Показанные в главе различия в процессе формирования культурной памяти в литературе позволяют сформулировать вопрос, ответ на который необходим для того, чтобы лучше понять особенности как советской, так и современной памяти о восстаниях. Это вопрос о том, почему уже в первые послереволюционные десятилетия внимание литераторов, писавших в 1930‐х годах в рамках соцреализма, оказалось привлечено к Тамбовскому восстанию, в то время как Западно-Сибирское восстание (как и многие другие) было подобным вниманием явно обделено.
Но, каков бы ни был ответ на этот вопрос, очевидна важнейшая роль появления в первые десятилетия после событий многотиражных романов о Тамбовском восстании. Эти книги были важным фактом не только процесса формирования культурной памяти о событиях — социальная память также во многом опиралась именно на продукты советской массовой культуры. Отсутствие подобной опоры для социальной памяти о Западно-Сибирском восстании послужило одной из важнейших причин отличия памяти (и забвения) о нем от памяти (и забвения) о Тамбовском восстании. Ни общесоюзная политика коммеморации о Гражданской войне, ни школьная программа не меняли ситуацию принципиально.
Приведенный материал позволяет задать важные вопросы и более теоретического характера, касающиеся не только памяти о крестьянских восстаниях времен Гражданской войны. Прежде всего, это вопрос о том, может ли культурная память не просто поддерживать социальную память, не давая забыть прошлое, но и служить ключевой опорой контрпамяти, то есть памяти о прошлом, противоположной той его версии, что доминирует в обществе и поддерживается властными институтами?[369] Какие особенности характерны для производства массовых произведений в условиях тотального партийно-государственного контроля печати (и других массовых медиа) в СССР? Не берут ли подцензурные тексты на себя роль ключевых медиаторов для контрпамяти именно в такой ситуации?
Так или иначе, но можно утверждать, что соцреалистические художественные произведения не только формировали культурную память, но и оказывали непосредственное влияние на социальную память. Продолжают они, пусть и в иной форме и степени, влиять на нее и сейчас. Неудивительно, что рядом с размещенным в интернете советским фильмом «Одиночество» мы можем найти короткий комментарий: «Сторожев. петр. этот. человек. первывый. муж. моей. бабушке. прасковье. его. кличка. тамбовский. волк. тебетоварищ. он. был. бандит. сбольшой. дороги. анархист»[370].

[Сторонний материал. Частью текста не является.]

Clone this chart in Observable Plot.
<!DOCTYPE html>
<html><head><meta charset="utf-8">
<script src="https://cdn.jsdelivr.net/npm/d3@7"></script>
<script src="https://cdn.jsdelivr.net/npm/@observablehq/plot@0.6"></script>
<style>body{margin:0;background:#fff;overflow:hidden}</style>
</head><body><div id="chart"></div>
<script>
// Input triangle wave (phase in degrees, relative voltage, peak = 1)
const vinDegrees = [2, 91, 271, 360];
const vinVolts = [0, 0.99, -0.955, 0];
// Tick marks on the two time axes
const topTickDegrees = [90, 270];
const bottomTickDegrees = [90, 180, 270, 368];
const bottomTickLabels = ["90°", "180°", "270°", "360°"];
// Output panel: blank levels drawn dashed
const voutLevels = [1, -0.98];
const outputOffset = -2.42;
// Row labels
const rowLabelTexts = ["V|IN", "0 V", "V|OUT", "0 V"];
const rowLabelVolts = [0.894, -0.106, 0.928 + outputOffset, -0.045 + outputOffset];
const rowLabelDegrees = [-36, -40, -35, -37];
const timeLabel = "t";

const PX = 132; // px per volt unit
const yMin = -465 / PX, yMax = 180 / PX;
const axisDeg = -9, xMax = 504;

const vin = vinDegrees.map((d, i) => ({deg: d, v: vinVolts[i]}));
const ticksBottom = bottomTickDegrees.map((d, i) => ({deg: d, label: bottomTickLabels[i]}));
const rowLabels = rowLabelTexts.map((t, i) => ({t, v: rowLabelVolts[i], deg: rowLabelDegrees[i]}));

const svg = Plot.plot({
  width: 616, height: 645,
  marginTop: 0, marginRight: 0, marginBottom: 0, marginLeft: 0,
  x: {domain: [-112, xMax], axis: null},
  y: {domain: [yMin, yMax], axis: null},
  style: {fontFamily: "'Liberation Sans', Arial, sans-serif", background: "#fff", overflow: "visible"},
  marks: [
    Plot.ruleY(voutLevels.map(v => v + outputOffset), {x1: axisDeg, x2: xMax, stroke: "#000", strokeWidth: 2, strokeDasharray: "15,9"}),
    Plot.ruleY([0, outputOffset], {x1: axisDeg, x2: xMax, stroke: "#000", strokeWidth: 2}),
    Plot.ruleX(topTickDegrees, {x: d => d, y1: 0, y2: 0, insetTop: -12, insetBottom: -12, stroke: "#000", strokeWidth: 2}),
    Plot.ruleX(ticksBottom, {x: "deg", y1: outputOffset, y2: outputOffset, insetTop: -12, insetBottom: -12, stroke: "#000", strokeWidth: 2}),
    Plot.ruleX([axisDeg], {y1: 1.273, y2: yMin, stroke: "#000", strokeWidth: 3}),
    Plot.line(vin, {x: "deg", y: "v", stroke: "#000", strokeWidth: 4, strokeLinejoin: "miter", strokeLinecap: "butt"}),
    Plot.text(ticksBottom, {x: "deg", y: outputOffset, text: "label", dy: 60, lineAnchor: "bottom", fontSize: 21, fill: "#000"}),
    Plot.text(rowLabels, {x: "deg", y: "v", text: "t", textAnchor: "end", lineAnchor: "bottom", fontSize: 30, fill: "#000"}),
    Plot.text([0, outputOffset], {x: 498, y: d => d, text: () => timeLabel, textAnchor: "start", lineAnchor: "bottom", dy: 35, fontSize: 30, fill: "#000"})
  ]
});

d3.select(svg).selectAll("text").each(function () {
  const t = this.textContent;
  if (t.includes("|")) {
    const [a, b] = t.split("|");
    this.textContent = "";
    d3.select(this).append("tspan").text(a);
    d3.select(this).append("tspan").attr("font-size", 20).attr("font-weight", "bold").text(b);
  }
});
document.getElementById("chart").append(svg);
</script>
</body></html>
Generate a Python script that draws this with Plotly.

Глава 6. ОЗЕРО НУМТО: «Я ПОЛЮБИЛ ЭТУ МОГИЛУ…»[371]
События на озере Нумто в «чекистском эпосе» и эго-документах[372]
События, о которых пойдет речь, произошли в начале 1930‐х годов в Березовском районе нынешнего ХМАО, в окрестностях озера Нумто (350 километров к северо-западу от Сургута). Они вошли в советскую историографию как Казымский мятеж, а в постсоветскую — как Казымское восстание и стали первым крупным эпизодом в цепи урало-сибирских выступлений северных народов (ханты, коми, ненцев) против советской власти[373].
Основными причинами вооруженного сопротивления коренных народов Приобья политике советского правительства стали агрессивные методы ликвидации традиционной социально-экономической структуры этих народов, их насильственная аккультурация и рост экономической эксплуатации региона. Казымское восстание не стало исключением.
Бассейн реки Казым был местом кочевий казымских хантов, соседствовавших с ненцами на востоке, близ озера Нумто, и с коми-зырянами. С XIX века на этих территориях существовала сеть русских факторий — пунктов для закупки добытой охотниками пушнины и снабжения местного населения охотприпасами, продовольствием и предметами домашнего обихода. Такие фактории представляли собой большие дома-магазины, функционирующие круглогодично либо сезонно (зарисовку из жизни фактории на Оби представляет, например, очерк К. Носилова «На барке рыбака»[374]). До конца 1920‐х влияние советской власти на жизнь кочевников тундры было минимальным: ни школ, ни больниц, ни ветеринарной службы здесь не было. В период коллективизации в 17 километрах от устья реки Казым, притока Оби, была построена культбаза, которая должна была стать новой опорой советской власти в регионе[375].
Торжественное открытие поселка состоялось 14 ноября 1931 года. Штат Казымской культбазы включал в себя 37 работников и размещался в 14 постройках (больница, школа-интернат, Дом народов Севера, ветеринарный пункт, банно-прачечная, три жилых дома для работников культбазы, небольшая электростанция и др.). Координация работы культбазы была возложена на Казымский туземный (районный) совет, образованный еще в 1926 году с центром в селе Полноват. Активная деятельность тузсовета началась одновременно с запуском культбазы, на самой базе действовала партячейка из четырех коммунистов во главе с Ф. Я. Бабкиным, начальником Казымской культбазы.